THE TASK: Please set down all the lines beneath this one exactly, without the pictures.

(Records with drawing code)

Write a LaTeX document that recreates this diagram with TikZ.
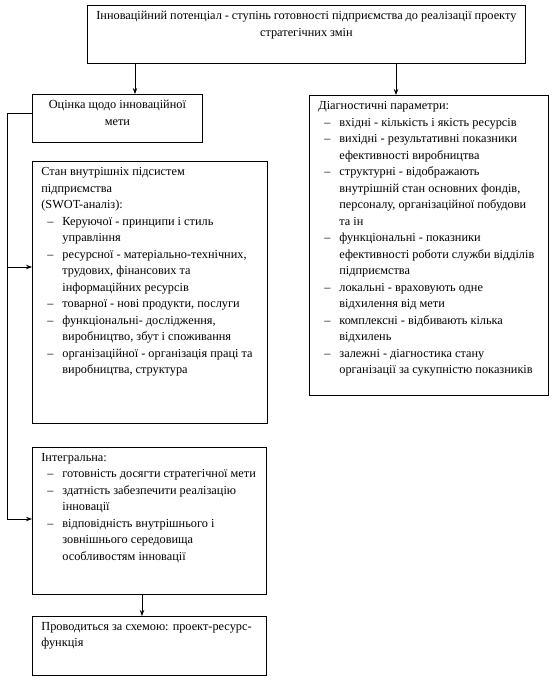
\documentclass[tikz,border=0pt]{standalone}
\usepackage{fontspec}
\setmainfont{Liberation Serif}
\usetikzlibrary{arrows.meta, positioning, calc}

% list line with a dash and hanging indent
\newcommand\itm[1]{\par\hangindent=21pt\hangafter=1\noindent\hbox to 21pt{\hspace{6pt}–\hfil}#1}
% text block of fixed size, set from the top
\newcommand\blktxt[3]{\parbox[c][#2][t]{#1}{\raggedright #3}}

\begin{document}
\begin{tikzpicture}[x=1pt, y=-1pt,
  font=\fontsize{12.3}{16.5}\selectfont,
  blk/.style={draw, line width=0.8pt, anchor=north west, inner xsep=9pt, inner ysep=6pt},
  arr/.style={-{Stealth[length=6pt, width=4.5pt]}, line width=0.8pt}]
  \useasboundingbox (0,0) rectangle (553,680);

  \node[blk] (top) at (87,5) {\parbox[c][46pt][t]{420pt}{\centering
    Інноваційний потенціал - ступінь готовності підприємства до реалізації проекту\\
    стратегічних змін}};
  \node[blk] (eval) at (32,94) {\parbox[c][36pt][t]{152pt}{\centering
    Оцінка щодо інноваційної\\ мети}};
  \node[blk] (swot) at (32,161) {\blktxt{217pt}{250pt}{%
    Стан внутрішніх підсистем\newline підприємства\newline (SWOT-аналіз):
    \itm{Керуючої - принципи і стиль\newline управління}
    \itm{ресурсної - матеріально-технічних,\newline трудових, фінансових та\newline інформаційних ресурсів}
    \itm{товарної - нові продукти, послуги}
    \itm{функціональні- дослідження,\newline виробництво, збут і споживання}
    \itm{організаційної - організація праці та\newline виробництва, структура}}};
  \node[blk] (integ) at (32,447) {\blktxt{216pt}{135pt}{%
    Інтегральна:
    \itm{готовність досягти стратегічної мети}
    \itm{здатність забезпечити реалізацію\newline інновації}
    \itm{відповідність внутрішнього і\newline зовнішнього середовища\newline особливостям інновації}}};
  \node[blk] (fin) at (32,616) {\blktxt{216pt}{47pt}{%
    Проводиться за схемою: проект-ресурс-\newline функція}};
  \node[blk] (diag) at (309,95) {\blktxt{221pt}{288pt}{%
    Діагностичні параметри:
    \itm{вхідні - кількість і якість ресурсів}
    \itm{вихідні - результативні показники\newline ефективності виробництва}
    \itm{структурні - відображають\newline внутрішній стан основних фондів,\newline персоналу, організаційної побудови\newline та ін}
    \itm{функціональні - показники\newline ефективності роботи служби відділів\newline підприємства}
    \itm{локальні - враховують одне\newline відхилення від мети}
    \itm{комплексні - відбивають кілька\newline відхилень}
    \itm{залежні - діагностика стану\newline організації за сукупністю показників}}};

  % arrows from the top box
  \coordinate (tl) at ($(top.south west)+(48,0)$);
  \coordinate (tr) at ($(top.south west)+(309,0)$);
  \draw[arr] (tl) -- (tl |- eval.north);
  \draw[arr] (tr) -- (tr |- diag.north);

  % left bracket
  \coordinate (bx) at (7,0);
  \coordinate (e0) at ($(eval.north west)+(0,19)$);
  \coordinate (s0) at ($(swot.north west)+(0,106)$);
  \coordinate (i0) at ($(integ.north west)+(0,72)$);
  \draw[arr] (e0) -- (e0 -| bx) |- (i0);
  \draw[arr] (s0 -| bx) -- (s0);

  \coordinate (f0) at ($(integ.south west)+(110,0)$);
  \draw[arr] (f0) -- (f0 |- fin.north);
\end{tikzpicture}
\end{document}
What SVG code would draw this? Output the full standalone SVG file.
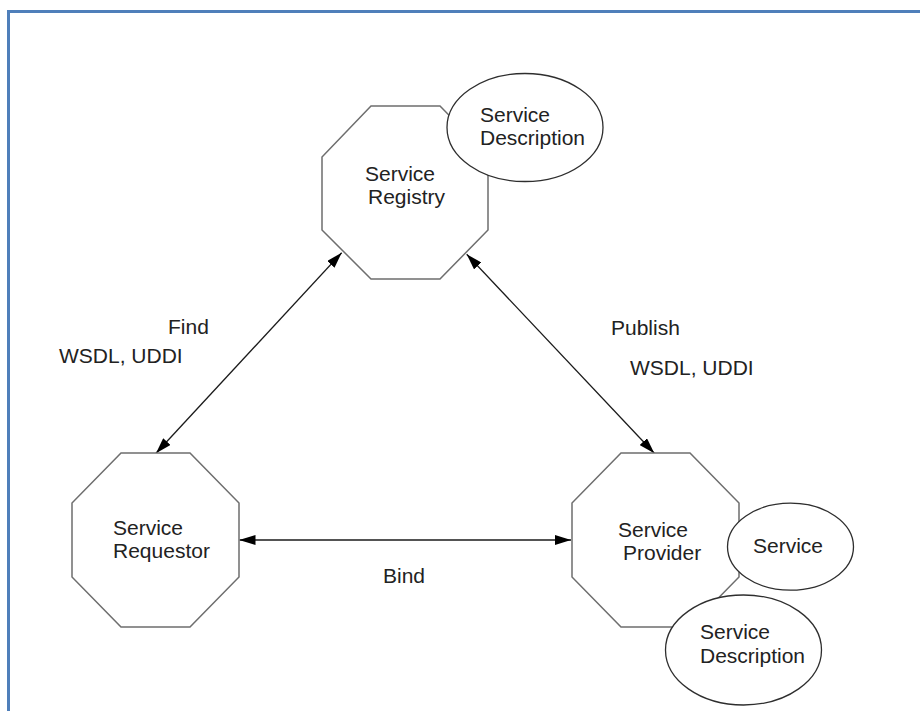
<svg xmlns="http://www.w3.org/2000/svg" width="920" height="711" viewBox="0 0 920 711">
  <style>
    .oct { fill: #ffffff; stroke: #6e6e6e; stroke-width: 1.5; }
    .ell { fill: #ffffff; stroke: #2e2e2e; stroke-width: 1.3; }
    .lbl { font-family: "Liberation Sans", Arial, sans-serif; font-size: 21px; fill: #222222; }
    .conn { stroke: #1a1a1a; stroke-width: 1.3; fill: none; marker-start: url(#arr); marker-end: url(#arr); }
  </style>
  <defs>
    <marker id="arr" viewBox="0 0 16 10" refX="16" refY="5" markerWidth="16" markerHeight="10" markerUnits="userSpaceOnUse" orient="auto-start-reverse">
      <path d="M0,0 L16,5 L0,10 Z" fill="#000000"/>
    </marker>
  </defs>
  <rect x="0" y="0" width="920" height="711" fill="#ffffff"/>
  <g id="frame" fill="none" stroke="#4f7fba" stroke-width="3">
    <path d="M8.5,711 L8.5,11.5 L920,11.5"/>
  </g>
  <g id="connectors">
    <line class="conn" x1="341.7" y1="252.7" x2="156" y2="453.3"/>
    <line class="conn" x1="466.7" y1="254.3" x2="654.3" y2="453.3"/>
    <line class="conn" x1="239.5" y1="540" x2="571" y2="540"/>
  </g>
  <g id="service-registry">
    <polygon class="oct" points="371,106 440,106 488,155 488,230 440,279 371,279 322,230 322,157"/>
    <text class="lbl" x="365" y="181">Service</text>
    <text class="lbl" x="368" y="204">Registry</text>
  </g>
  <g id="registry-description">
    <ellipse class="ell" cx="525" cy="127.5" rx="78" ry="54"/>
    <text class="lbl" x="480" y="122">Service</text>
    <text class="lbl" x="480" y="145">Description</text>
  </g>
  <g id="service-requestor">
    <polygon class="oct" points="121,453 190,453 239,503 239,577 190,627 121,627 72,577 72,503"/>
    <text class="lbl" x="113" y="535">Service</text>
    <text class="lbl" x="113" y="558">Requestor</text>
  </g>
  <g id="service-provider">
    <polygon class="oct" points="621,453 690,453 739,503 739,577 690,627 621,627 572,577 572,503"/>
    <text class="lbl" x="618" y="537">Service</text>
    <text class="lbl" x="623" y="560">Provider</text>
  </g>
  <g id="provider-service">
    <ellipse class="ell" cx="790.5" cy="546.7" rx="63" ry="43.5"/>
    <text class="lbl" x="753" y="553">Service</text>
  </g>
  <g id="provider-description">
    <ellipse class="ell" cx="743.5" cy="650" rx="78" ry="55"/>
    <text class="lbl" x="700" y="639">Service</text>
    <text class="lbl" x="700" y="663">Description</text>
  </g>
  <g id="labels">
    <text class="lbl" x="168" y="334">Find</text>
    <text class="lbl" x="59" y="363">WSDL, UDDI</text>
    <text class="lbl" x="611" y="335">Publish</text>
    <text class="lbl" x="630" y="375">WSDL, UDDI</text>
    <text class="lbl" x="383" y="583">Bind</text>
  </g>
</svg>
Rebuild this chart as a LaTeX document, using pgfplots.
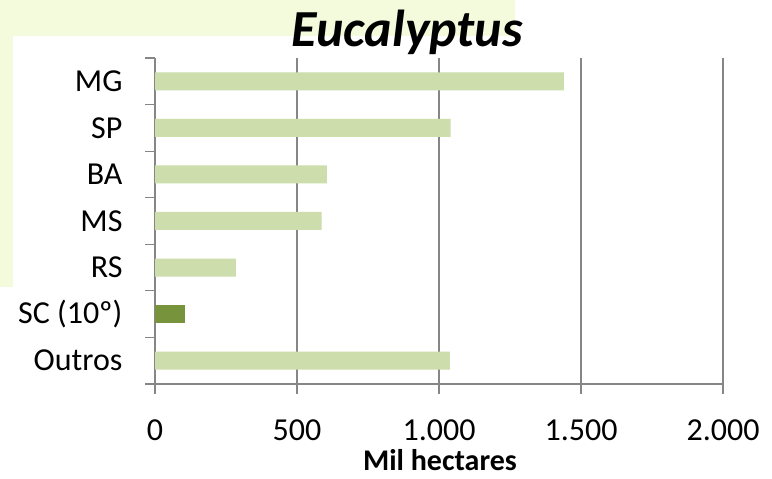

RIGHT ANSWER:
Write a LaTeX document that recreates this diagram with TikZ.
\documentclass[tikz,border=0pt]{standalone}
\usepackage{fontspec}
\setmainfont{Liberation Serif}
\usetikzlibrary{arrows.meta, positioning, calc}

% list line with a dash and hanging indent
\newcommand\itm[1]{\par\hangindent=21pt\hangafter=1\noindent\hbox to 21pt{\hspace{6pt}–\hfil}#1}
% text block of fixed size, set from the top
\newcommand\blktxt[3]{\parbox[c][#2][t]{#1}{\raggedright #3}}

\begin{document}
\begin{tikzpicture}[x=1pt, y=-1pt,
  font=\fontsize{12.3}{16.5}\selectfont,
  blk/.style={draw, line width=0.8pt, anchor=north west, inner xsep=9pt, inner ysep=6pt},
  arr/.style={-{Stealth[length=6pt, width=4.5pt]}, line width=0.8pt}]
  \useasboundingbox (0,0) rectangle (553,680);

  \node[blk] (top) at (87,5) {\parbox[c][46pt][t]{420pt}{\centering
    Інноваційний потенціал - ступінь готовності підприємства до реалізації проекту\\
    стратегічних змін}};
  \node[blk] (eval) at (32,94) {\parbox[c][36pt][t]{152pt}{\centering
    Оцінка щодо інноваційної\\ мети}};
  \node[blk] (swot) at (32,161) {\blktxt{217pt}{250pt}{%
    Стан внутрішніх підсистем\newline підприємства\newline (SWOT-аналіз):
    \itm{Керуючої - принципи і стиль\newline управління}
    \itm{ресурсної - матеріально-технічних,\newline трудових, фінансових та\newline інформаційних ресурсів}
    \itm{товарної - нові продукти, послуги}
    \itm{функціональні- дослідження,\newline виробництво, збут і споживання}
    \itm{організаційної - організація праці та\newline виробництва, структура}}};
  \node[blk] (integ) at (32,447) {\blktxt{216pt}{135pt}{%
    Інтегральна:
    \itm{готовність досягти стратегічної мети}
    \itm{здатність забезпечити реалізацію\newline інновації}
    \itm{відповідність внутрішнього і\newline зовнішнього середовища\newline особливостям інновації}}};
  \node[blk] (fin) at (32,616) {\blktxt{216pt}{47pt}{%
    Проводиться за схемою: проект-ресурс-\newline функція}};
  \node[blk] (diag) at (309,95) {\blktxt{221pt}{288pt}{%
    Діагностичні параметри:
    \itm{вхідні - кількість і якість ресурсів}
    \itm{вихідні - результативні показники\newline ефективності виробництва}
    \itm{структурні - відображають\newline внутрішній стан основних фондів,\newline персоналу, організаційної побудови\newline та ін}
    \itm{функціональні - показники\newline ефективності роботи служби відділів\newline підприємства}
    \itm{локальні - враховують одне\newline відхилення від мети}
    \itm{комплексні - відбивають кілька\newline відхилень}
    \itm{залежні - діагностика стану\newline організації за сукупністю показників}}};

  % arrows from the top box
  \coordinate (tl) at ($(top.south west)+(48,0)$);
  \coordinate (tr) at ($(top.south west)+(309,0)$);
  \draw[arr] (tl) -- (tl |- eval.north);
  \draw[arr] (tr) -- (tr |- diag.north);

  % left bracket
  \coordinate (bx) at (7,0);
  \coordinate (e0) at ($(eval.north west)+(0,19)$);
  \coordinate (s0) at ($(swot.north west)+(0,106)$);
  \coordinate (i0) at ($(integ.north west)+(0,72)$);
  \draw[arr] (e0) -- (e0 -| bx) |- (i0);
  \draw[arr] (s0 -| bx) -- (s0);

  \coordinate (f0) at ($(integ.south west)+(110,0)$);
  \draw[arr] (f0) -- (f0 |- fin.north);
\end{tikzpicture}
\end{document}
What SVG code would draw this? Output the full standalone SVG file.
<svg xmlns="http://www.w3.org/2000/svg" width="920" height="711" viewBox="0 0 920 711">
  <style>
    .oct { fill: #ffffff; stroke: #6e6e6e; stroke-width: 1.5; }
    .ell { fill: #ffffff; stroke: #2e2e2e; stroke-width: 1.3; }
    .lbl { font-family: "Liberation Sans", Arial, sans-serif; font-size: 21px; fill: #222222; }
    .conn { stroke: #1a1a1a; stroke-width: 1.3; fill: none; marker-start: url(#arr); marker-end: url(#arr); }
  </style>
  <defs>
    <marker id="arr" viewBox="0 0 16 10" refX="16" refY="5" markerWidth="16" markerHeight="10" markerUnits="userSpaceOnUse" orient="auto-start-reverse">
      <path d="M0,0 L16,5 L0,10 Z" fill="#000000"/>
    </marker>
  </defs>
  <rect x="0" y="0" width="920" height="711" fill="#ffffff"/>
  <g id="frame" fill="none" stroke="#4f7fba" stroke-width="3">
    <path d="M8.5,711 L8.5,11.5 L920,11.5"/>
  </g>
  <g id="connectors">
    <line class="conn" x1="341.7" y1="252.7" x2="156" y2="453.3"/>
    <line class="conn" x1="466.7" y1="254.3" x2="654.3" y2="453.3"/>
    <line class="conn" x1="239.5" y1="540" x2="571" y2="540"/>
  </g>
  <g id="service-registry">
    <polygon class="oct" points="371,106 440,106 488,155 488,230 440,279 371,279 322,230 322,157"/>
    <text class="lbl" x="365" y="181">Service</text>
    <text class="lbl" x="368" y="204">Registry</text>
  </g>
  <g id="registry-description">
    <ellipse class="ell" cx="525" cy="127.5" rx="78" ry="54"/>
    <text class="lbl" x="480" y="122">Service</text>
    <text class="lbl" x="480" y="145">Description</text>
  </g>
  <g id="service-requestor">
    <polygon class="oct" points="121,453 190,453 239,503 239,577 190,627 121,627 72,577 72,503"/>
    <text class="lbl" x="113" y="535">Service</text>
    <text class="lbl" x="113" y="558">Requestor</text>
  </g>
  <g id="service-provider">
    <polygon class="oct" points="621,453 690,453 739,503 739,577 690,627 621,627 572,577 572,503"/>
    <text class="lbl" x="618" y="537">Service</text>
    <text class="lbl" x="623" y="560">Provider</text>
  </g>
  <g id="provider-service">
    <ellipse class="ell" cx="790.5" cy="546.7" rx="63" ry="43.5"/>
    <text class="lbl" x="753" y="553">Service</text>
  </g>
  <g id="provider-description">
    <ellipse class="ell" cx="743.5" cy="650" rx="78" ry="55"/>
    <text class="lbl" x="700" y="639">Service</text>
    <text class="lbl" x="700" y="663">Description</text>
  </g>
  <g id="labels">
    <text class="lbl" x="168" y="334">Find</text>
    <text class="lbl" x="59" y="363">WSDL, UDDI</text>
    <text class="lbl" x="611" y="335">Publish</text>
    <text class="lbl" x="630" y="375">WSDL, UDDI</text>
    <text class="lbl" x="383" y="583">Bind</text>
  </g>
</svg>
Rebuild this chart as a LaTeX document, using pgfplots.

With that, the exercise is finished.